For the 20 major states, the aggregate capital expenditure during the April-September period stood at 1.31 lakh crore which is 16 per cent higher than in the year-ago period. The jump is significant with the fact that states have reported a flat y-o-y growth in capex in the first quarter of the current financial year.

The impetus provided by the state government in capital expenditure is likely to buttress the overall public spending amid the centre's ability to spend deteriorates. Lately, the central government is relying on the PSU borrowing to undo the possible "crowd out" in the Indian economy.

State which witnessed the steepest acceleration in the capex during in H1FY19 included Uttar Pradesh (151 per cent), Rajasthan (62 per cent) and Gujarat (29 per cent). Uttar Pradesh, in contrast, had reported a 33 per cent downfall in FY18 but this year Yogi led government spent whopping Rs 18,318 crore to create new assets in the April-September period.

The Fiscal Responsibility and Budget Management Act (FRBM) directs the states to maintain their fiscal deficit at 3 per cent.

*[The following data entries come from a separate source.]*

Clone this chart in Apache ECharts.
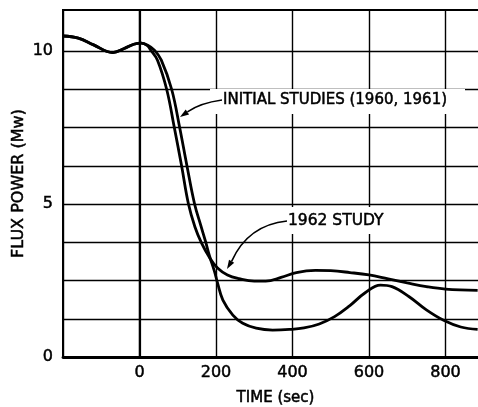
<!DOCTYPE html>
<html><head><meta charset="utf-8">
<script src="https://cdn.jsdelivr.net/npm/echarts@6/dist/echarts.min.js"></script>
<style>html,body{margin:0;padding:0;background:#fff}#c{width:478px;height:407px}</style>
</head><body><div id="c"></div>
<script>
// ---- data ----
const initialTime = [-200,-160,-120,-70,-40,-15,5,20,39,57,84,105,124,144,160,173,183,196,204,218,244,270,305,348,392,430,470,510,550,590,630,660,705,750,795,840,884];
const initialFlux = [10.49,10.42,10.2,9.95,10.08,10.22,10.26,10.2,10.03,9.7,8.75,7.5,6.25,5.0,4.31,3.76,3.3,2.8,2.42,1.86,1.37,1.1,0.94,0.88,0.9,0.95,1.08,1.32,1.68,2.1,2.35,2.3,1.97,1.54,1.2,0.98,0.9];
const study1962Time = [-200,-160,-120,-70,-40,-15,5,20,31,47,71,91,110,128,145,162,183,204,230,260,300,330,370,410,460,500,550,600,650,700,750,800,884];
const study1962Flux = [10.49,10.42,10.2,9.95,10.08,10.22,10.26,10.18,10.0,9.7,8.75,7.5,6.25,5.0,4.25,3.73,3.25,2.91,2.68,2.56,2.48,2.48,2.6,2.76,2.83,2.82,2.76,2.68,2.55,2.42,2.3,2.22,2.18];
const xTickLabels = [0,200,400,600,800];
const yTickLabels = [0,5,10];
const yGridValues = [1.25,2.5,3.75,5,6.25,7.5,8.75,10];
const labelInitial = 'INITIAL STUDIES (1960, 1961)';
const label1962 = '1962 STUDY';
const xTitle = 'TIME (sec)';
const yTitle = 'FLUX POWER (Mw)';

const FONT = '"DejaVu Sans", sans-serif';
const chart = echarts.init(document.getElementById('c'), null, {renderer:'canvas'});
const pair = (xs, ys) => xs.map((t,i)=>[t, ys[i]]);
const txt = {fontFamily:FONT, color:'#000', textBorderColor:'#000', textBorderWidth:0.5};

chart.setOption({
  animation:false,
  backgroundColor:'#fff',
  grid:{left:63, top:10, right:-10, bottom:50, outerBoundsMode:'none', containLabel:false,
    show:true, borderColor:'#000', borderWidth:2, backgroundColor:'transparent'},
  xAxis:{
    type:'value', min:-200, max:911.1, interval:200,
    name:xTitle, nameLocation:'middle', nameGap:34, nameMoveOverlap:false,
    nameTextStyle:Object.assign({fontSize:15}, txt),
    axisLine:{show:true, lineStyle:{color:'#000', width:2.8}},
    axisTick:{show:false},
    axisLabel:Object.assign({margin:8, fontSize:16,
      formatter:v=> xTickLabels.includes(v) ? String(v) : ''}, txt),
    splitLine:{show:true, lineStyle:{color:'#000', width:1.4, type:'solid'}}
  },
  yAxis:{
    type:'value', min:0, max:11.34, interval:1.25,
    name:yTitle, nameLocation:'middle', nameGap:36, nameRotate:90, nameMoveOverlap:false,
    nameTextStyle:Object.assign({fontSize:16}, txt),
    axisLine:{show:true, lineStyle:{color:'#000', width:2.2}},
    axisTick:{show:false},
    axisLabel:Object.assign({margin:10, fontSize:16,
      formatter:v=> yTickLabels.includes(v) ? String(v) : ''}, txt),
    splitLine:{show:false}
  },
  series:[
    {type:'line', name:'grid', data:[], z:1, silent:true,
      markLine:{silent:true, z:1, symbol:['none','none'], label:{show:false},
        lineStyle:{color:'#000', width:1.4, type:'solid'},
        data: yGridValues.map(v=>({yAxis:v}))}},
    {type:'line', name:labelInitial, data:pair(initialTime, initialFlux), smooth:0.4,
      showSymbol:false, lineStyle:{color:'#000', width:2.8}, z:3},
    {type:'line', name:label1962, data:pair(study1962Time, study1962Flux), smooth:0.4,
      showSymbol:false, lineStyle:{color:'#000', width:2.8}, z:3}
  ],
  graphic:[
    {type:'rect', z:50, silent:true, shape:{x:210, y:89, width:255, height:25}, style:{fill:'#fff'}},
    {type:'rect', z:50, silent:true, shape:{x:283, y:207, width:110, height:27}, style:{fill:'#fff'}},
    {type:'text', z:60, x:223, y:100, style:{text:labelInitial, font:'15px '+FONT, fill:'#000', stroke:'#000', lineWidth:0.5, align:'left', verticalAlign:'middle'}},
    {type:'text', z:60, x:288, y:221, style:{text:label1962, font:'15.5px '+FONT, fill:'#000', stroke:'#000', lineWidth:0.5, align:'left', verticalAlign:'middle'}},
    {type:'bezierCurve', z:60, shape:{x1:222, y1:100, cpx1:200, cpy1:103, x2:187.4, y2:111.9}, style:{stroke:'#000', lineWidth:1.6, fill:null}},
    {type:'polygon', z:60, shape:{points:[[180,117],[189.1,114.4],[185.7,109.4]]}, style:{fill:'#000'}},
    {type:'bezierCurve', z:60, shape:{x1:287, y1:221, cpx1:248, cpy1:225, x2:231.6, y2:261.3}, style:{stroke:'#000', lineWidth:1.6, fill:null}},
    {type:'polygon', z:60, shape:{points:[[227,269],[234.2,262.8],[229,259.8]]}, style:{fill:'#000'}}
  ]
});
</script></body></html>
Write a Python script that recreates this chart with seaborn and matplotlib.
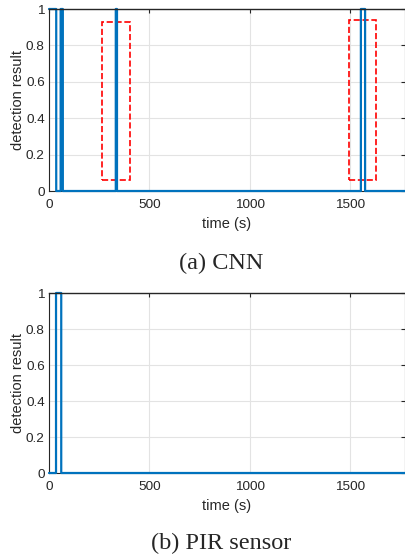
import numpy as np
import matplotlib
matplotlib.use("Agg")
import matplotlib.pyplot as plt
import matplotlib.patches as mpatches
import seaborn as sns

# pulse intervals (start, end) in seconds where detection result = 1
cnn_pulses = [(0, 35), (58, 68), (333, 338), (1555, 1575)]
pir_pulses = [(35, 60)]
t_max = 1775
# highlighted regions (t0, t1, y0, y1)
cnn_boxes = [(265, 405, 0.06, 0.93), (1495, 1630, 0.06, 0.94)]
xticks = [0, 500, 1000, 1500]
yticks = [0, 0.2, 0.4, 0.6, 0.8, 1]
ytick_labels = ["0", "0.2", "0.4", "0.6", "0.8", "1"]
captions = ["(a) CNN", "(b) PIR sensor"]

sns.set_style("white")
plt.rcParams["font.family"] = ["Liberation Sans", "DejaVu Sans"]


def signal(pulses):
    t = np.arange(0, t_max + 1)
    y = np.zeros_like(t, dtype=float)
    for a, b in pulses:
        y[(t >= a) & (t <= b)] = 1
    return t, y


fig = plt.figure(figsize=(4.06, 5.6), dpi=100)
ax1 = fig.add_axes([49 / 406, 1 - 191 / 560, 356 / 406, 182 / 560])
ax2 = fig.add_axes([49 / 406, 1 - 473 / 560, 356 / 406, 180 / 560])

for ax, pulses in [(ax1, cnn_pulses), (ax2, pir_pulses)]:
    t, y = signal(pulses)
    sns.lineplot(x=t, y=y, ax=ax, color="#0072BD", linewidth=1.6,
                 estimator=None, drawstyle="steps-post", zorder=3, clip_on=False)
    ax.set_xlim(0, t_max)
    ax.set_ylim(0, 1)
    ax.set_xticks(xticks)
    ax.set_yticks(yticks)
    ax.set_yticklabels(ytick_labels)
    ax.grid(True, color="#e3e3e3", linewidth=0.8)
    ax.set_axisbelow(True)
    ax.tick_params(direction="in", length=3, labelsize=9.7, colors="#262626",
                   top=True, right=True, pad=3)
    ax.tick_params(axis="x", pad=6)
    for s in ax.spines.values():
        s.set_color("#262626")
        s.set_linewidth(0.8)
    # black box edge drawn over the pulse tops, as in the reference
    ax.spines["top"].set_zorder(4)
    ax.spines["top"].set_linewidth(1.0)
    ax.set_xlabel("time (s)", fontsize=10.5, color="#262626", labelpad=4)
    ax.set_ylabel("detection result", fontsize=10.5, color="#262626", labelpad=1)

for t0, t1, y0, y1 in cnn_boxes:
    ax1.add_patch(mpatches.Rectangle((t0, y0), t1 - t0, y1 - y0, fill=False,
                                     edgecolor="red", linestyle="--", linewidth=1.2,
                                     zorder=1))

fig.text(221 / 406, 1 - 263 / 560, captions[0], ha="center", va="center",
         fontsize=17.5, family="Liberation Serif")
fig.text(221 / 406, 1 - 543 / 560, captions[1], ha="center", va="center",
         fontsize=17.5, family="Liberation Serif")

fig.savefig("out.png", dpi=100)
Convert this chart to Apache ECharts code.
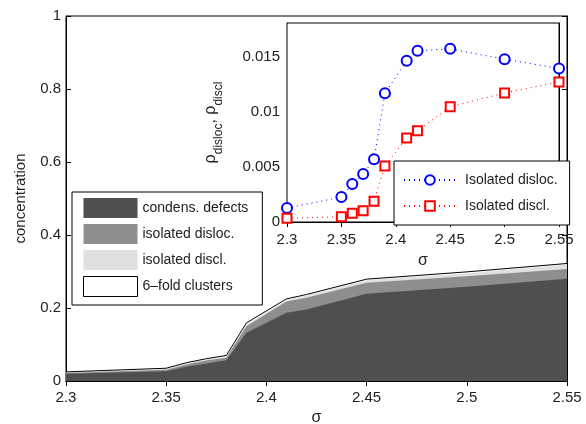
<!DOCTYPE html>
<html>
<head>
<meta charset="utf-8">
<script src="https://cdn.jsdelivr.net/npm/echarts@6/dist/echarts.min.js"></script>
<style>
  html, body { margin: 0; padding: 0; background: #fff; }
  #chart { width: 586px; height: 424px; }
</style>
</head>
<body>
<div id="chart"></div>
<script>
// sigma values shared by all curves
const sigma = [2.3, 2.35, 2.36, 2.37, 2.38, 2.39, 2.41, 2.42, 2.45, 2.5, 2.55];

// stacked concentration layers (main plot), bottom to top
const condensDefects = [0.020, 0.027, 0.039, 0.048, 0.057, 0.132, 0.187, 0.196, 0.239, 0.258, 0.280];
const isoDislocConc  = [0.002, 0.004, 0.006, 0.008, 0.007, 0.018, 0.031, 0.032, 0.030, 0.029, 0.027];
const isoDisclConc   = [0.002, 0.002, 0.002, 0.003, 0.003, 0.004, 0.004, 0.006, 0.007, 0.008, 0.012];
const sixFold        = [0.001, 0.002, 0.003, 0.002, 0.003, 0.005, 0.003, 0.003, 0.003, 0.004, 0.003];

// inset densities
const rhoDisloc = [0.00127, 0.00227, 0.00345, 0.00436, 0.0057, 0.0117, 0.01466, 0.01557, 0.01575, 0.0148, 0.01397];
const rhoDiscl  = [0.00034, 0.00048, 0.00079, 0.00103, 0.00188, 0.0051, 0.00764, 0.0083, 0.01048, 0.01173, 0.01273];

const mainNames = ['condens. defects', 'isolated disloc.', 'isolated discl.', '6\u2013fold clusters'];
const insetNames = ['Isolated disloc.', 'Isolated discl.'];

const FONT = "'Liberation Sans', Arial, sans-serif";
const TXT = '#222';
const FILLS = ['#4f4f4f', '#8e8e8e', '#e0e0e0', '#ffffff'];

function pairs(ys) {
  return sigma.map(function (s, i) { return [s, ys[i]]; });
}

// cumulative tops of the layers (area plot stacking)
let layers = [condensDefects, isoDislocConc, isoDisclConc, sixFold];
let tops = [];
let run = sigma.map(function () { return 0; });
layers.forEach(function (l) {
  run = run.map(function (v, i) { return v + l[i]; });
  tops.push(run.slice());
});

let chart = echarts.init(document.getElementById('chart'));

function xAx(grid, pos, labels, name, gap, margin) {
  return {
    type: 'value', gridIndex: grid, position: pos,
    min: 2.3, max: 2.55, interval: 0.05,
    axisLine: { show: true, lineStyle: { color: '#000', width: 1 } },
    axisTick: { show: true, inside: true, length: 5, lineStyle: { color: '#000' } },
    axisLabel: {
      show: labels, fontSize: 15, color: TXT, fontFamily: FONT, margin: margin,
      formatter: function (v) { return String(Math.round(v * 100) / 100); }
    },
    splitLine: { show: false },
    name: name, nameLocation: 'middle', nameGap: gap,
    nameTextStyle: { fontSize: 16, color: TXT, fontFamily: FONT }
  };
}

function yAx(grid, pos, max, interval, labels, digits, margin) {
  return {
    type: 'value', gridIndex: grid, position: pos, min: 0, max: max, interval: interval,
    axisLine: { show: true, lineStyle: { color: '#000' } },
    axisTick: { show: true, inside: true, length: 5, lineStyle: { color: '#000' } },
    axisLabel: { show: labels, fontSize: 15, color: TXT, fontFamily: FONT, margin: margin, showMaxLabel: max === 1,
      formatter: function (v) { return String(Math.round(v * digits) / digits); } },
    splitLine: { show: false }
  };
}

// main layers: draw the highest cumulative top first so lower ones cover it
let mainSeries = [];
for (let k = 3; k >= 0; k--) {
  mainSeries.push({
    name: mainNames[k], type: 'line', xAxisIndex: 0, yAxisIndex: 0,
    data: pairs(tops[k]), showSymbol: false, color: FILLS[k],
    itemStyle: { color: FILLS[k], borderColor: k === 3 ? '#000' : FILLS[k], borderWidth: k === 3 ? 1 : 0 },
    lineStyle: k === 3 ? { color: '#000', width: 1 } : { opacity: 0 },
    areaStyle: { color: FILLS[k], opacity: 1 }
  });
}

let leftY = yAx(0, 'left', 1, 0.2, true, 10, 5);
leftY.name = 'concentration';
leftY.nameLocation = 'middle';
leftY.nameGap = 38;
leftY.nameTextStyle = { fontSize: 15, color: TXT, fontFamily: FONT };

let insetY = yAx(1, 'left', 0.0181, 0.005, true, 1000, 7);
insetY.name = '{r|\u03c1}{s|disloc}{r|, \u03c1}{s|discl}';
insetY.nameLocation = 'middle';
insetY.nameGap = 62;
insetY.nameTextStyle = {
  color: TXT, fontFamily: FONT,
  rich: {
    r: { fontSize: 16, lineHeight: 22, verticalAlign: 'top', color: TXT, fontFamily: FONT },
    s: { fontSize: 12, lineHeight: 22, verticalAlign: 'bottom', color: TXT, fontFamily: FONT }
  }
};

const option = {
  animation: false,
  backgroundColor: '#fff',
  textStyle: { fontFamily: FONT },
  grid: [
    { left: 66, top: 16, width: 501, height: 365, show: true, borderColor: '#000', borderWidth: 1,
      backgroundColor: '#fff', outerBoundsMode: 'none', containLabel: false },
    { left: 287, top: 23, width: 272, height: 199, show: true, borderColor: '#000', borderWidth: 1,
      backgroundColor: '#fff', z: 3, outerBoundsMode: 'none', containLabel: false }
  ],
  legend: [
    {
      data: mainNames.map(function (n, i) {
        return { name: n, icon: 'rect',
          itemStyle: { color: FILLS[i], borderColor: i === 3 ? '#000' : FILLS[i], borderWidth: i === 3 ? 1 : 0 } };
      }),
      orient: 'vertical', left: 72, top: 192,
      padding: [6, 14, 8, 11], itemWidth: 54, itemHeight: 20, itemGap: 6,
      backgroundColor: '#fff', borderColor: '#000', borderWidth: 1,
      textStyle: { fontSize: 14, color: TXT, fontFamily: FONT },
      selectedMode: false
    },
    {
      data: insetNames,
      orient: 'vertical', left: 394, top: 161,
      padding: [12, 12, 12, 9], itemWidth: 52, itemHeight: 12, itemGap: 12,
      backgroundColor: '#fff', borderColor: '#000', borderWidth: 1,
      textStyle: { fontSize: 14, color: TXT, fontFamily: FONT, padding: [0, 0, 0, 4] },
      selectedMode: false, z: 6
    }
  ],
  xAxis: [
    xAx(0, 'bottom', true, '\u03c3', 28, 9),
    xAx(0, 'top', false, '', 0, 9),
    xAx(1, 'bottom', true, '\u03c3', 31, 10),
    xAx(1, 'top', false, '', 0, 9)
  ],
  yAxis: [
    leftY,
    yAx(0, 'right', 1, 0.2, false, 10, 5),
    insetY,
    yAx(1, 'right', 0.0181, 0.005, false, 1000, 5)
  ],
  series: mainSeries.concat([
    {
      name: insetNames[0], type: 'line', xAxisIndex: 2, yAxisIndex: 2, z: 5,
      data: pairs(rhoDisloc), symbol: 'emptyCircle', symbolSize: 10, color: '#0000ff',
      itemStyle: { color: '#0000ff', borderWidth: 1 },
      lineStyle: { color: '#0000ff', width: 1, type: [1, 4] }
    },
    {
      name: insetNames[1], type: 'line', xAxisIndex: 2, yAxisIndex: 2, z: 5,
      data: pairs(rhoDiscl), symbol: 'emptyRect', symbolSize: 9, color: '#ff0000',
      itemStyle: { color: '#ff0000', borderWidth: 1 },
      lineStyle: { color: '#ff0000', width: 1, type: [1, 4] }
    }
  ])
};

option && chart.setOption(option);
</script>
</body>
</html>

The budget estimates unveiled by the states for FY19 indicate that the states are in lines with the FRBM act where consolidated gross fiscal deficit stood at 2.6 per cent of GDP. However, in a recent report published by the Reserve Bank of India, the apex bank warned that "visible fiscal pressures are emerging for several states on the expenditure side".

The reason attributed to the pressure on the state finances included the announcement of farm loan waivers by six states where a whopping Rs 1.26 lakh crore of loans were waived off by the states governments. Moreover, the government's acceptance of the recommendations made by 7th Pay panel which had resulted in the salary/allowance hikes for state governments' staff had put additional pressure on the exchequer.